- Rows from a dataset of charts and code
_____
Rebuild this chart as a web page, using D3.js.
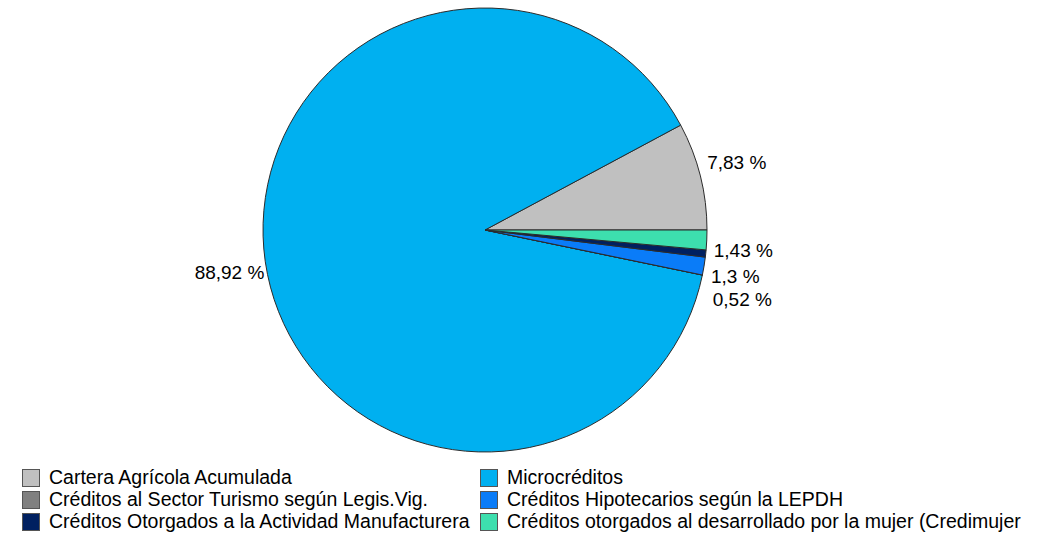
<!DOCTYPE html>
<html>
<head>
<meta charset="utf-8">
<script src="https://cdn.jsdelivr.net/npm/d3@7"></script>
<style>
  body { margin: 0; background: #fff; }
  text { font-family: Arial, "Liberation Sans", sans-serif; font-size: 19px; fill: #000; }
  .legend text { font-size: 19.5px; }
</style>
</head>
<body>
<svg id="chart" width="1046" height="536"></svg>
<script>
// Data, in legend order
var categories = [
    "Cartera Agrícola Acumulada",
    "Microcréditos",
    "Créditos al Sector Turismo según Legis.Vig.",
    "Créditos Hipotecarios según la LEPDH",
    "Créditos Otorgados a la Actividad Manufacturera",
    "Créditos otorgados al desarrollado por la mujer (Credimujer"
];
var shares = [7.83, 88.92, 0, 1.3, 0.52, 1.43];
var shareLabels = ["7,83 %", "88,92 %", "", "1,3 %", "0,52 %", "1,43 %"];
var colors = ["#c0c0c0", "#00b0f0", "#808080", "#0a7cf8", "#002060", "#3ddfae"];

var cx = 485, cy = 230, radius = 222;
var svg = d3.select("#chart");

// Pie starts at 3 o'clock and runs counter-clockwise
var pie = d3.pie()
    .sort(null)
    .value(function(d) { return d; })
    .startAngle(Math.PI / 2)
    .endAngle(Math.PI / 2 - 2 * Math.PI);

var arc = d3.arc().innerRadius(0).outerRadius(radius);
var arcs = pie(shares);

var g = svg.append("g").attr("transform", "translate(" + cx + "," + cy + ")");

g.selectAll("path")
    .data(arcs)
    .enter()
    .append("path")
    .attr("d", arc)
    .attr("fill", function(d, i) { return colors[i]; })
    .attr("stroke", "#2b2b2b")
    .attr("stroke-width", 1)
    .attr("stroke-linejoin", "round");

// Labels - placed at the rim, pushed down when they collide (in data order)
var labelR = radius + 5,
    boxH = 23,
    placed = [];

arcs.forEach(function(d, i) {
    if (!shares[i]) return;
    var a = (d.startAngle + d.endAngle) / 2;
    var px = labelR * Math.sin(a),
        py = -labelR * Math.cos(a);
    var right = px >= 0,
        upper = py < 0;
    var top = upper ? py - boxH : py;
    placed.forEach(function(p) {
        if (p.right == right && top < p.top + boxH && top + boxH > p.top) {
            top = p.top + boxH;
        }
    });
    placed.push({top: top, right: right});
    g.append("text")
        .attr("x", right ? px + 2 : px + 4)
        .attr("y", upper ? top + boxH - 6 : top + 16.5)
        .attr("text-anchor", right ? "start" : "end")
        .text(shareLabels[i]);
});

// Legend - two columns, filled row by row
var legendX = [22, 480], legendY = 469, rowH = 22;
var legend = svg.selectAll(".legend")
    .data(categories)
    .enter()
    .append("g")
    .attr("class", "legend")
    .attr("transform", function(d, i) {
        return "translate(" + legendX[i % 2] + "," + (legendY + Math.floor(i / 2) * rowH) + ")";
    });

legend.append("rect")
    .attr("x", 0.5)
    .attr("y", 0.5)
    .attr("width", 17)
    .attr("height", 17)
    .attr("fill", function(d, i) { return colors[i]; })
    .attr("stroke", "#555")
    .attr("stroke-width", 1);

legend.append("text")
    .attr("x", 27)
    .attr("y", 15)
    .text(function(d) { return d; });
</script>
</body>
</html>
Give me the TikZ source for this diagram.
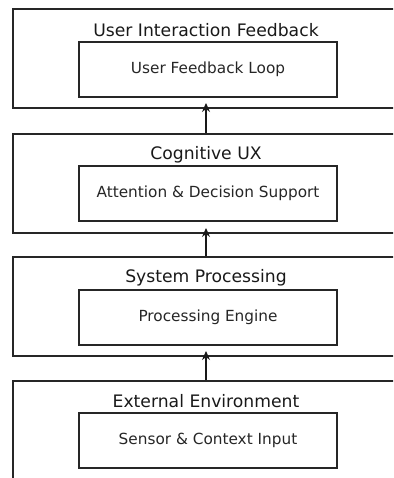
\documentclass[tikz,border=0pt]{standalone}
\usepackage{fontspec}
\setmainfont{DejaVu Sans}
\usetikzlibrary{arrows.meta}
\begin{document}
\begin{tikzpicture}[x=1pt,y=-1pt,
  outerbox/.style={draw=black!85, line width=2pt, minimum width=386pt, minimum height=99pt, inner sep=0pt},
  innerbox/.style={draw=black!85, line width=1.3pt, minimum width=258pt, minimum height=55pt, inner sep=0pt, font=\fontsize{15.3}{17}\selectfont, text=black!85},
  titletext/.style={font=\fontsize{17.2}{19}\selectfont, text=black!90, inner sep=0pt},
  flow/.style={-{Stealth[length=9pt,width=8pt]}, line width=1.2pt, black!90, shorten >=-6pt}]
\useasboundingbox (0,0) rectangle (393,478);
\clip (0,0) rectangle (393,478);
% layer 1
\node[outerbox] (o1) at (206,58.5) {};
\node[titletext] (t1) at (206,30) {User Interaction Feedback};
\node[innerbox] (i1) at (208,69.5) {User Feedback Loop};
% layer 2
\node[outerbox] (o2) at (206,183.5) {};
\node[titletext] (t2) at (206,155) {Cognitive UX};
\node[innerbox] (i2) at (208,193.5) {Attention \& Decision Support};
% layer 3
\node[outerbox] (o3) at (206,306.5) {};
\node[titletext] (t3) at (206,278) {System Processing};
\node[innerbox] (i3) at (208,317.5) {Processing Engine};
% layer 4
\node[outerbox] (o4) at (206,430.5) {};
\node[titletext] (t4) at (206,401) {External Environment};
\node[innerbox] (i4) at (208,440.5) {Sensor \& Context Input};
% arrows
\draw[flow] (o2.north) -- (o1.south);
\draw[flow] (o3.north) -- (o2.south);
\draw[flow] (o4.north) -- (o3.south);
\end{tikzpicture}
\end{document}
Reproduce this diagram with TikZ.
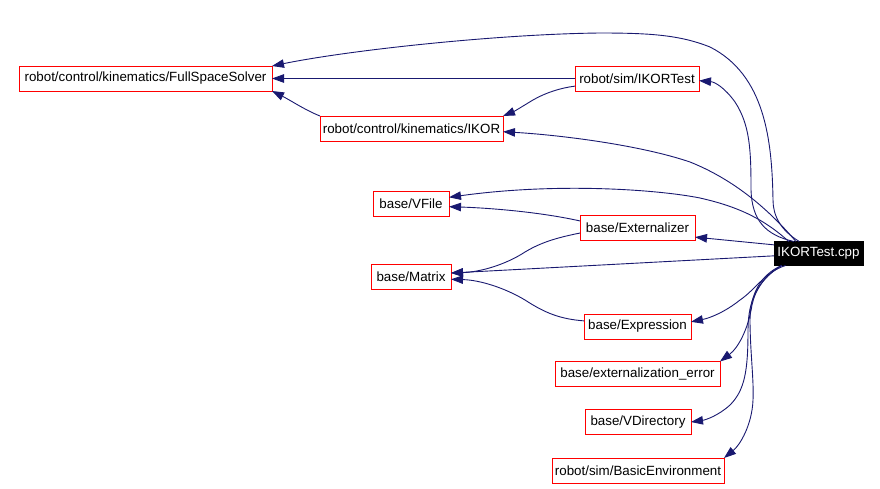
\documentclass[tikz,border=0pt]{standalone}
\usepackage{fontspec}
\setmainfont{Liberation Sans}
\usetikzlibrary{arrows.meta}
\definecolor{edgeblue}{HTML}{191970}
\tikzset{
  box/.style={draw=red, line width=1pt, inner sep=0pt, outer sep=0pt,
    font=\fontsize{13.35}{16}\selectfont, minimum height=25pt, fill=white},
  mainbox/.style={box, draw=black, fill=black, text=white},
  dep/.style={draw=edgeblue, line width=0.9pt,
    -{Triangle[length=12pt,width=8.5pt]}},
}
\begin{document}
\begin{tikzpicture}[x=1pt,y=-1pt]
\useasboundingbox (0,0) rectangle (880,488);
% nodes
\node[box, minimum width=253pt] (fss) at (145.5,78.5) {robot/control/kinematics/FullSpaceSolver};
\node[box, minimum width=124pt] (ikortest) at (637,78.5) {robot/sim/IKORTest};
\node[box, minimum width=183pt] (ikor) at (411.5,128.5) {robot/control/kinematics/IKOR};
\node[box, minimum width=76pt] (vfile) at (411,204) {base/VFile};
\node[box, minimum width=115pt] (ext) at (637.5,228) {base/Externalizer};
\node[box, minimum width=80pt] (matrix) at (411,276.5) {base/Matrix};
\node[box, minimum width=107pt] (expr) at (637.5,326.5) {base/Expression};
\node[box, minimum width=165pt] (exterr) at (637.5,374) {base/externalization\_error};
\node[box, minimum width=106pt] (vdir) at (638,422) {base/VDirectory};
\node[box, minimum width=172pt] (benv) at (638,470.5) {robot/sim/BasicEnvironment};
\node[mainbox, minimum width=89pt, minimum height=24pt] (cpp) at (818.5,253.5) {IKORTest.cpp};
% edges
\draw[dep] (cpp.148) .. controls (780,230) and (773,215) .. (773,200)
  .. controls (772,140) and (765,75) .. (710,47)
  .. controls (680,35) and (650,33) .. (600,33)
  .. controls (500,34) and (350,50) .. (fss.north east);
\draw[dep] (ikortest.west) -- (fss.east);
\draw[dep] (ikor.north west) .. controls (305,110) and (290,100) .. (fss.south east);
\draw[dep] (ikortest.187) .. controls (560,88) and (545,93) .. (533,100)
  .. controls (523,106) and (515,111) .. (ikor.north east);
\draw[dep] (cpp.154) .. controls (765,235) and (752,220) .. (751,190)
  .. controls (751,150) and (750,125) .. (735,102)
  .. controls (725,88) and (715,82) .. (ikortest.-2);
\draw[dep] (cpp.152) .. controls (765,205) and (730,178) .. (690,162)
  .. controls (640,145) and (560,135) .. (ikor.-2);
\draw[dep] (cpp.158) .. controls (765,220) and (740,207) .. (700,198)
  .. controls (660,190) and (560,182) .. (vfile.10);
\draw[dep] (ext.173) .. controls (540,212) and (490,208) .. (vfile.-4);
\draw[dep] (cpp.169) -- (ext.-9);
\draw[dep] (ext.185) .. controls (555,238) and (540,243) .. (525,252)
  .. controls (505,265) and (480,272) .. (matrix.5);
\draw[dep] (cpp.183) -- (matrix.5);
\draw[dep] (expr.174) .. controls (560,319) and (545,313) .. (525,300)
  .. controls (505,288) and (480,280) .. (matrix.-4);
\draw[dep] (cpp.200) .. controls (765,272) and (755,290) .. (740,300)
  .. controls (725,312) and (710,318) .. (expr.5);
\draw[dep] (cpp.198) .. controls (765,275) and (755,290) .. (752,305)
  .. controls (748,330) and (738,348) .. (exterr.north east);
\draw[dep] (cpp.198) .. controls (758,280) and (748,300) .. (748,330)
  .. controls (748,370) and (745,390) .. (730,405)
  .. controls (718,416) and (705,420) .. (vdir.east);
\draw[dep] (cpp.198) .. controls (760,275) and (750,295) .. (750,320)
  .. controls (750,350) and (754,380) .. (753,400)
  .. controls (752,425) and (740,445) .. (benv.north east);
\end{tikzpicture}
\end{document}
_____
- Exercise directions
Begin at the top of the material above and output each line exactly, stopping after the line that holds "2 * Math.PI);". Leave out pictures.

- Completed exercise
Rebuild this chart as a web page, using D3.js.
<!DOCTYPE html>
<html>
<head>
<meta charset="utf-8">
<script src="https://cdn.jsdelivr.net/npm/d3@7"></script>
<style>
  body { margin: 0; background: #fff; }
  text { font-family: Arial, "Liberation Sans", sans-serif; font-size: 19px; fill: #000; }
  .legend text { font-size: 19.5px; }
</style>
</head>
<body>
<svg id="chart" width="1046" height="536"></svg>
<script>
// Data, in legend order
var categories = [
    "Cartera Agrícola Acumulada",
    "Microcréditos",
    "Créditos al Sector Turismo según Legis.Vig.",
    "Créditos Hipotecarios según la LEPDH",
    "Créditos Otorgados a la Actividad Manufacturera",
    "Créditos otorgados al desarrollado por la mujer (Credimujer"
];
var shares = [7.83, 88.92, 0, 1.3, 0.52, 1.43];
var shareLabels = ["7,83 %", "88,92 %", "", "1,3 %", "0,52 %", "1,43 %"];
var colors = ["#c0c0c0", "#00b0f0", "#808080", "#0a7cf8", "#002060", "#3ddfae"];

var cx = 485, cy = 230, radius = 222;
var svg = d3.select("#chart");

// Pie starts at 3 o'clock and runs counter-clockwise
var pie = d3.pie()
    .sort(null)
    .value(function(d) { return d; })
    .startAngle(Math.PI / 2)
    .endAngle(Math.PI / 2 - 2 * Math.PI);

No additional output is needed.